### TASK TO COMPLETE
Please reproduce the lines of the records below from the one holding "Output the Python" through the one holding "0.758, 0.707, 0.662]", inclusive, skipping all pictures.

---- EXTRACTED RECORDS

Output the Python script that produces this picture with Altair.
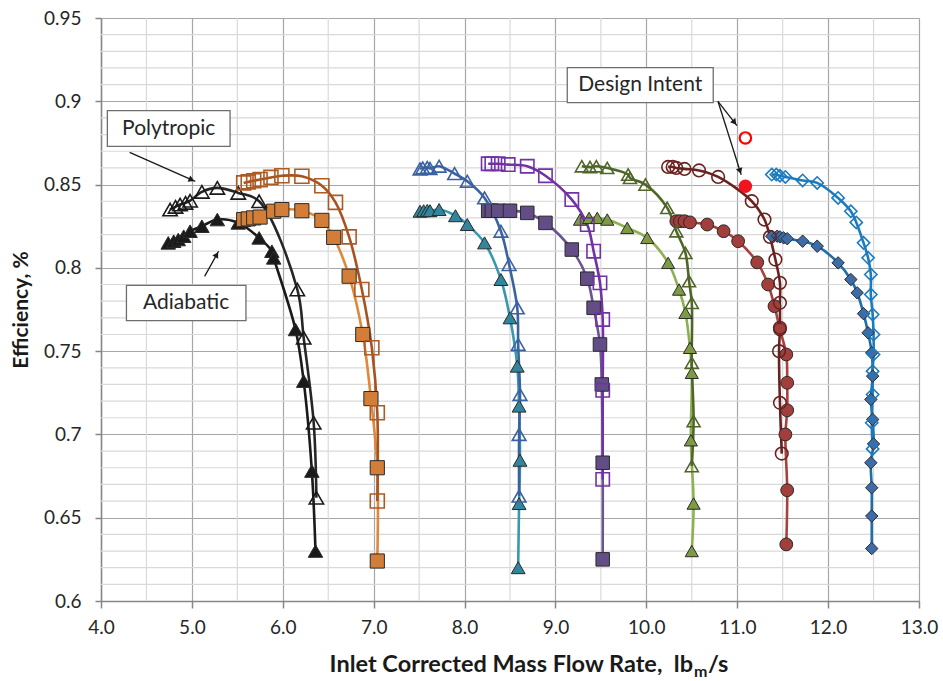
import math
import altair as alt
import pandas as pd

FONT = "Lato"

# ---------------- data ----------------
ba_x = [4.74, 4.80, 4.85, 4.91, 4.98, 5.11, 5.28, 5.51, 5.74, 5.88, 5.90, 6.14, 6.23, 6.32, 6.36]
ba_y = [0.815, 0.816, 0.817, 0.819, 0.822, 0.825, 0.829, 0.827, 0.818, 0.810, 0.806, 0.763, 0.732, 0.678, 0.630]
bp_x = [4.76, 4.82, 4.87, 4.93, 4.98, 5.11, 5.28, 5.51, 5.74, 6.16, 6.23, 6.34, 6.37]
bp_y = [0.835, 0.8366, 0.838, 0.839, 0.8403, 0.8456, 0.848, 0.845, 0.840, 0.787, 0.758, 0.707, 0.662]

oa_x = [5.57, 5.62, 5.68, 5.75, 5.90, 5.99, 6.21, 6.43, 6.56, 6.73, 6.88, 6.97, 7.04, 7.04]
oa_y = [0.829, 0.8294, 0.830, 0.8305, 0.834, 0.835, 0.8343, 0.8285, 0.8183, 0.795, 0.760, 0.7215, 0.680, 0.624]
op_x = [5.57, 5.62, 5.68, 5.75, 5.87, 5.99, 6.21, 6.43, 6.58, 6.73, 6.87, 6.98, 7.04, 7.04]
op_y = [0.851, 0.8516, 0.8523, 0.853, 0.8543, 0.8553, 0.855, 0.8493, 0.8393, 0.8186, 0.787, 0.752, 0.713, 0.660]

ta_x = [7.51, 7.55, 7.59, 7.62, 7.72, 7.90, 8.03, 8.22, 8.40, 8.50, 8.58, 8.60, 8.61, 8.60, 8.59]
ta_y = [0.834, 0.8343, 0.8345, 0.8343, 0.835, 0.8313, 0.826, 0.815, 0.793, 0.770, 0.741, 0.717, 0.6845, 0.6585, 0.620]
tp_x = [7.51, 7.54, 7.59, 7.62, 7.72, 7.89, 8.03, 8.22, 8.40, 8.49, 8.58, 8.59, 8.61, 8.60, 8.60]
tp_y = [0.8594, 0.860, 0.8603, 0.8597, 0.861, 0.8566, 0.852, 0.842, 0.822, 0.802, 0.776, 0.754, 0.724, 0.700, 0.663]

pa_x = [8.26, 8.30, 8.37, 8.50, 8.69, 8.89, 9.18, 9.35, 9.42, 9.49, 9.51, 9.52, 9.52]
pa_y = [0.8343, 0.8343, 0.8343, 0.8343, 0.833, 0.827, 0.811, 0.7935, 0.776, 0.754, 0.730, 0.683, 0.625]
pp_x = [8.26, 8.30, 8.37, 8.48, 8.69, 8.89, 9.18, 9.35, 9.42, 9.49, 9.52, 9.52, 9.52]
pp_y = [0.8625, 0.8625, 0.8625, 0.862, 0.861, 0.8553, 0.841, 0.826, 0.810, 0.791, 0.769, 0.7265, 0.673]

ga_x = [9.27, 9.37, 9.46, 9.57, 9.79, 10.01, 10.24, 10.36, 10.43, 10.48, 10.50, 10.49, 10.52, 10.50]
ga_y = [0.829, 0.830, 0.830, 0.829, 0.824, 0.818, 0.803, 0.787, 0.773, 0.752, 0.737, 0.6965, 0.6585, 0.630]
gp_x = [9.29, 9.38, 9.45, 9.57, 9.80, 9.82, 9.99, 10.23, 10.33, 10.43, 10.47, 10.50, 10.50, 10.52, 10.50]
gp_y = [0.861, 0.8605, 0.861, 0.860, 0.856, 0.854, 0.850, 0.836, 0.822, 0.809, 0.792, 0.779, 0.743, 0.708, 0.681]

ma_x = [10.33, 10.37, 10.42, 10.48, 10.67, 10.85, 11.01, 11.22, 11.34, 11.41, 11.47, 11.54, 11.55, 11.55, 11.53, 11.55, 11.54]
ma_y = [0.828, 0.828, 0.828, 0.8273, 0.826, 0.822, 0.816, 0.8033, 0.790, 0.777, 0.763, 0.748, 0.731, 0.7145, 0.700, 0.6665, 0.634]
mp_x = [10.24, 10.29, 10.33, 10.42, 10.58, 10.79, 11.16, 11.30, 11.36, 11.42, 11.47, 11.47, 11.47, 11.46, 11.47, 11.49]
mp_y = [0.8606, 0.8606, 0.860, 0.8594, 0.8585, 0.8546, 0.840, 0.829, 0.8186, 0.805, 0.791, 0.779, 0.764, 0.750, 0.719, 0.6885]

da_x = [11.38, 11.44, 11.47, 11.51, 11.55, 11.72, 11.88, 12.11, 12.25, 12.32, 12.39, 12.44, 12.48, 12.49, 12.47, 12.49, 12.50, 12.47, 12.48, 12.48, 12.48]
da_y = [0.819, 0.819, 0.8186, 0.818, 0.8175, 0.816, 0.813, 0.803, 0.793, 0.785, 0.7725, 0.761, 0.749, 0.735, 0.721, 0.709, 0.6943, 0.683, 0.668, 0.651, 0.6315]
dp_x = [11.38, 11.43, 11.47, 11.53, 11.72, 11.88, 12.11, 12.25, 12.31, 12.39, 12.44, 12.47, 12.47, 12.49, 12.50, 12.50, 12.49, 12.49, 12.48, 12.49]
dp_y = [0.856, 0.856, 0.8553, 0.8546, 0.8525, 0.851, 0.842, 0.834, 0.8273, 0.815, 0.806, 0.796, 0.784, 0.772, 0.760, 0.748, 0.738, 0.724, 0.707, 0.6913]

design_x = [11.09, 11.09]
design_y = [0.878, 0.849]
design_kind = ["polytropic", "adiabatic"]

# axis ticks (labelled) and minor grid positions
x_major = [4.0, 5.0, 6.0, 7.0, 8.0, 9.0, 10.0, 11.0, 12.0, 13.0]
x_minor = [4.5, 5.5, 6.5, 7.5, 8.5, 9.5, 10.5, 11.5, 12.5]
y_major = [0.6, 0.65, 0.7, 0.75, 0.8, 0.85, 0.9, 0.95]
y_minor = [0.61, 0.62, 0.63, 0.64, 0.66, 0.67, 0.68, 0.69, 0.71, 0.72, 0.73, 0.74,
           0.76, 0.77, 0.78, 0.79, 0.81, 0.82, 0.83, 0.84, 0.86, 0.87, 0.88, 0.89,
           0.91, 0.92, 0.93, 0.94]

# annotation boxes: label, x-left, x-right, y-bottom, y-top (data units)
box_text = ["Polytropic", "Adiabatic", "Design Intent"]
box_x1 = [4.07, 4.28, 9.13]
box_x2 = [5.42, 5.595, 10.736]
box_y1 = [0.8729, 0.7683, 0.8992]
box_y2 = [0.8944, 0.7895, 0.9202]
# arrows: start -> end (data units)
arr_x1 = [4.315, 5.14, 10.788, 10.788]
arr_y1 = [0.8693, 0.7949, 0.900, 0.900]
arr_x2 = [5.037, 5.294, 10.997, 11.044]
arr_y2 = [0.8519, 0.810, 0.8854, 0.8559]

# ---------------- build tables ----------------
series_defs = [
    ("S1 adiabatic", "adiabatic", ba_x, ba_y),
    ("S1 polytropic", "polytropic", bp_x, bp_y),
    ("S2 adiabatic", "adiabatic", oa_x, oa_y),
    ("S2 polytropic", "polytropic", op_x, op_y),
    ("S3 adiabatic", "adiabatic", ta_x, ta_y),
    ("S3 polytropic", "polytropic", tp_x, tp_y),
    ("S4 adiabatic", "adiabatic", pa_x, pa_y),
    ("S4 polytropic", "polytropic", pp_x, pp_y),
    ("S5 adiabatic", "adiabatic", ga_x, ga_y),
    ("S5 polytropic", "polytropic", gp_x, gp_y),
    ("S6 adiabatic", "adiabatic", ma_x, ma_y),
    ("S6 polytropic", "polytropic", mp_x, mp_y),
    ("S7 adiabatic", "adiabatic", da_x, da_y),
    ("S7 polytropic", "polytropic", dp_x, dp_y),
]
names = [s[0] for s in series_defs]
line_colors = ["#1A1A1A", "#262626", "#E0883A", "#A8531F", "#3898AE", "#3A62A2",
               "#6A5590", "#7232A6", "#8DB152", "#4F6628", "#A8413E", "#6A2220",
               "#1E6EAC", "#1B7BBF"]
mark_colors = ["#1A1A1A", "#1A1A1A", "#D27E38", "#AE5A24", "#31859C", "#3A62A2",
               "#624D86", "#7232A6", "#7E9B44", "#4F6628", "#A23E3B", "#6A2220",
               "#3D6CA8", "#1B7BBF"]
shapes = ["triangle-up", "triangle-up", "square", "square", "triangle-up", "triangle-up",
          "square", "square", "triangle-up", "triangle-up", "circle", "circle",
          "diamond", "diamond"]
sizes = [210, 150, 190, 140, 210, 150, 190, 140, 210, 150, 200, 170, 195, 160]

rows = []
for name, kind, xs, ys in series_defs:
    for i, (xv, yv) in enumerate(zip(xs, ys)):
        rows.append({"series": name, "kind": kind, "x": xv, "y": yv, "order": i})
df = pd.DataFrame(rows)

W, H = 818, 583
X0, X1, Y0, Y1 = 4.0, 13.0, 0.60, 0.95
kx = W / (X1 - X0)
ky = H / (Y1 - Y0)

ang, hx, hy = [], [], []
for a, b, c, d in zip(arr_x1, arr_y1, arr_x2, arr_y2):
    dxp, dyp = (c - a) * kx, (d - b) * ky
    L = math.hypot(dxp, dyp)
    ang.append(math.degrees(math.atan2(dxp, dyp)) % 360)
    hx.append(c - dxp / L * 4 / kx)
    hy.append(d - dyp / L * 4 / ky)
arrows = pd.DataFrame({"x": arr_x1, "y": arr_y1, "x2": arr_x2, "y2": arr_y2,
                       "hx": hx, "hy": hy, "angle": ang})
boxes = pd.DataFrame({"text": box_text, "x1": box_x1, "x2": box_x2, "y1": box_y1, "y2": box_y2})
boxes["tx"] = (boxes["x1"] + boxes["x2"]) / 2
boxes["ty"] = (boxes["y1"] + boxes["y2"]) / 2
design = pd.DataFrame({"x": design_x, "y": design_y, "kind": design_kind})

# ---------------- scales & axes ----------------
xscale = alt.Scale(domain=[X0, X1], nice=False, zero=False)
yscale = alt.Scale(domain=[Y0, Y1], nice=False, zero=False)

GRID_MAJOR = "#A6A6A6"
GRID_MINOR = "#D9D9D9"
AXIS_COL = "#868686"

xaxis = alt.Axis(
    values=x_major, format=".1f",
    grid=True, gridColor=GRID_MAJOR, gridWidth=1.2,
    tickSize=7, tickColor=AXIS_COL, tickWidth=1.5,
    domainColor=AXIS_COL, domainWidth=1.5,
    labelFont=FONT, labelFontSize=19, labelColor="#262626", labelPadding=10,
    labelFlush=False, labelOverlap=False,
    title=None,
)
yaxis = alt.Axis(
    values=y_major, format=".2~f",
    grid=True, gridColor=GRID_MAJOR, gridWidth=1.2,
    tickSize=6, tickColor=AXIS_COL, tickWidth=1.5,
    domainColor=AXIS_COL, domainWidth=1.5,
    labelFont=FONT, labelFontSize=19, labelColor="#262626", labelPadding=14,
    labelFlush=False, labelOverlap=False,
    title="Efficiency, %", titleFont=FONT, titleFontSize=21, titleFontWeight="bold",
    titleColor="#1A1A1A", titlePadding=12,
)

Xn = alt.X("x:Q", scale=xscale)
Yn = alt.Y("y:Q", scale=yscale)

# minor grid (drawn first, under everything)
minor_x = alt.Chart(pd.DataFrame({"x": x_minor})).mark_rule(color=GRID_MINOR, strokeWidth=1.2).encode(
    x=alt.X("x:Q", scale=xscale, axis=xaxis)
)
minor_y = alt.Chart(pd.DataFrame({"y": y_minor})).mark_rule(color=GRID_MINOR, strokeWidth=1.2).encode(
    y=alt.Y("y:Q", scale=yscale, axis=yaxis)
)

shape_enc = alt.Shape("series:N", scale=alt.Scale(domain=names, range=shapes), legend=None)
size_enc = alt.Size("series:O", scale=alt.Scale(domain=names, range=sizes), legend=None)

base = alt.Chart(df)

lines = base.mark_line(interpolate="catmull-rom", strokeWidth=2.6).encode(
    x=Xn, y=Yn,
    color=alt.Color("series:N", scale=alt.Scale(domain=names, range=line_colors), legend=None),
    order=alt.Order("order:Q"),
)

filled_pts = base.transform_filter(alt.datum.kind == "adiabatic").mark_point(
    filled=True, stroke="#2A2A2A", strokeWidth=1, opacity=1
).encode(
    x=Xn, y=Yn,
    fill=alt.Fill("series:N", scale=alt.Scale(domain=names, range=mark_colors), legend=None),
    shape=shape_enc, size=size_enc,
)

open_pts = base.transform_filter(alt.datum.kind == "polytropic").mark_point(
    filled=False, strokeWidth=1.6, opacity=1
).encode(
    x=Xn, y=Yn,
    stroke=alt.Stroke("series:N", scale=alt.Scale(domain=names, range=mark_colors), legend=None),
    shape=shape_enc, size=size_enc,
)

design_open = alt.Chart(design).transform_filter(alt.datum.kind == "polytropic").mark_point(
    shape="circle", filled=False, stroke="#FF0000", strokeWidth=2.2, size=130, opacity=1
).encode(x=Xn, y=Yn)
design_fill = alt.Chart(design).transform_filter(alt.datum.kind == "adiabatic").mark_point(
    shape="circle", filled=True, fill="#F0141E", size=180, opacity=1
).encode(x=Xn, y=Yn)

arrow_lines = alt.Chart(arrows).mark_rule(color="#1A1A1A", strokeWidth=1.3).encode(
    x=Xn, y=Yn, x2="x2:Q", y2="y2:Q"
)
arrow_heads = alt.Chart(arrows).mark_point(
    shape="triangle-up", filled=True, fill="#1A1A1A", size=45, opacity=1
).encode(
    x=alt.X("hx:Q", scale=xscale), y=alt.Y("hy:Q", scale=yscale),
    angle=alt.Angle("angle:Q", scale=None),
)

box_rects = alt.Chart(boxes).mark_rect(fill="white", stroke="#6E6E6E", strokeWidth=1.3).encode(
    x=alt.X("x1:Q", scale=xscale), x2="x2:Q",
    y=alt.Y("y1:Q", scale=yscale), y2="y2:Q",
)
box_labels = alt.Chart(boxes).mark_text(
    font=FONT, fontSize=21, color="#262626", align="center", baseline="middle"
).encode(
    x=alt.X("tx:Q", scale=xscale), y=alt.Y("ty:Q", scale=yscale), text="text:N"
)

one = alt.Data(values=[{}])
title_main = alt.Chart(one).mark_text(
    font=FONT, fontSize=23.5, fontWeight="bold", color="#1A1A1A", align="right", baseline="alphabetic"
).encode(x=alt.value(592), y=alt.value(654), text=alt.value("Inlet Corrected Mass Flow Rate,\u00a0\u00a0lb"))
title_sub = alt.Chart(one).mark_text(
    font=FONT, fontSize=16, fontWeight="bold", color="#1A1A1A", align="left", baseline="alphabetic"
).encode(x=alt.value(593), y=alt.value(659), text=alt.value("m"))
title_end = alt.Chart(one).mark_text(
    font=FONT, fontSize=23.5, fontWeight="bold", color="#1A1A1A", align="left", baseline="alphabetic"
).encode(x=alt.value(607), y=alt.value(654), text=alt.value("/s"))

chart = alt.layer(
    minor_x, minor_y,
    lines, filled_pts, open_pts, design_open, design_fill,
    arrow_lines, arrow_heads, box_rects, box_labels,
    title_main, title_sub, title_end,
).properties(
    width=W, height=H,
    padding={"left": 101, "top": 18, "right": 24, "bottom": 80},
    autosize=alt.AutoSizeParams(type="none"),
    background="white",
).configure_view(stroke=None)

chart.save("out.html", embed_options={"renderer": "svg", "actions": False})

--------
---- EXTRACTED RECORDS

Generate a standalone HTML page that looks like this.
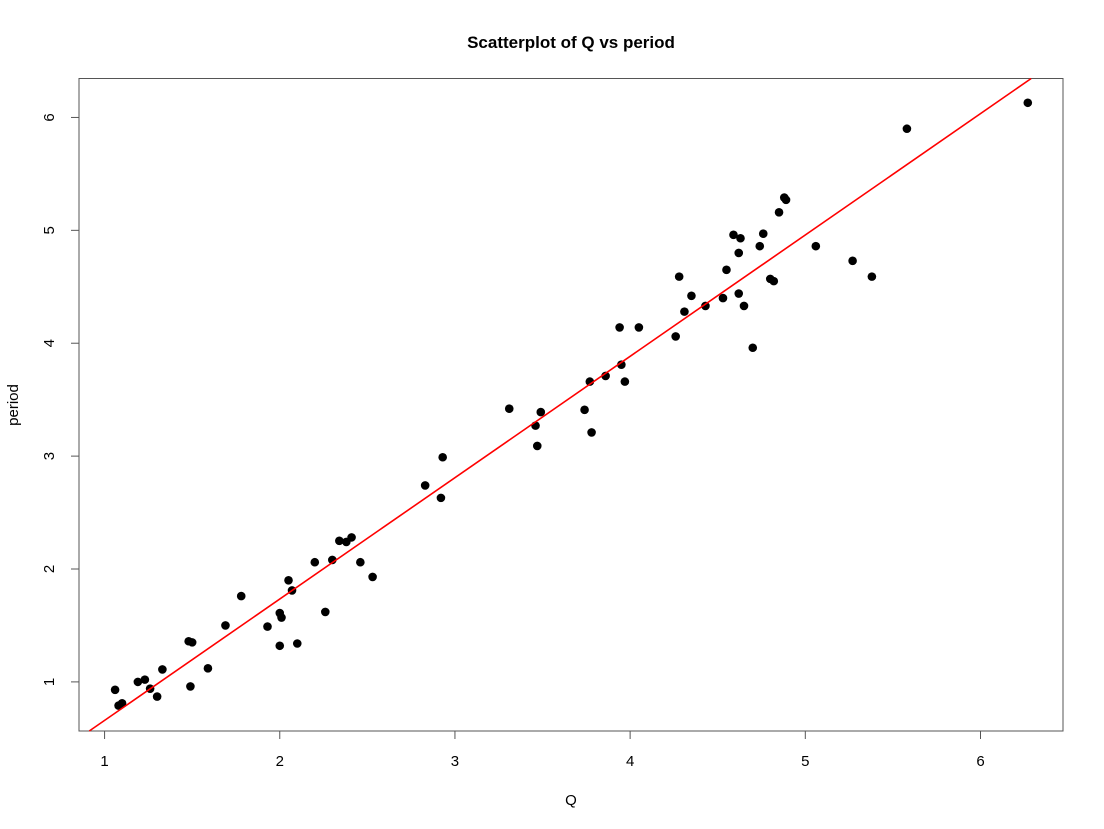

--------

### FULL ANSWER
Output the Python script that produces this picture with Altair.
import math
import altair as alt
import pandas as pd

FONT = "Lato"

# ---------------- data ----------------
ba_x = [4.74, 4.80, 4.85, 4.91, 4.98, 5.11, 5.28, 5.51, 5.74, 5.88, 5.90, 6.14, 6.23, 6.32, 6.36]
ba_y = [0.815, 0.816, 0.817, 0.819, 0.822, 0.825, 0.829, 0.827, 0.818, 0.810, 0.806, 0.763, 0.732, 0.678, 0.630]
bp_x = [4.76, 4.82, 4.87, 4.93, 4.98, 5.11, 5.28, 5.51, 5.74, 6.16, 6.23, 6.34, 6.37]
bp_y = [0.835, 0.8366, 0.838, 0.839, 0.8403, 0.8456, 0.848, 0.845, 0.840, 0.787, 0.758, 0.707, 0.662]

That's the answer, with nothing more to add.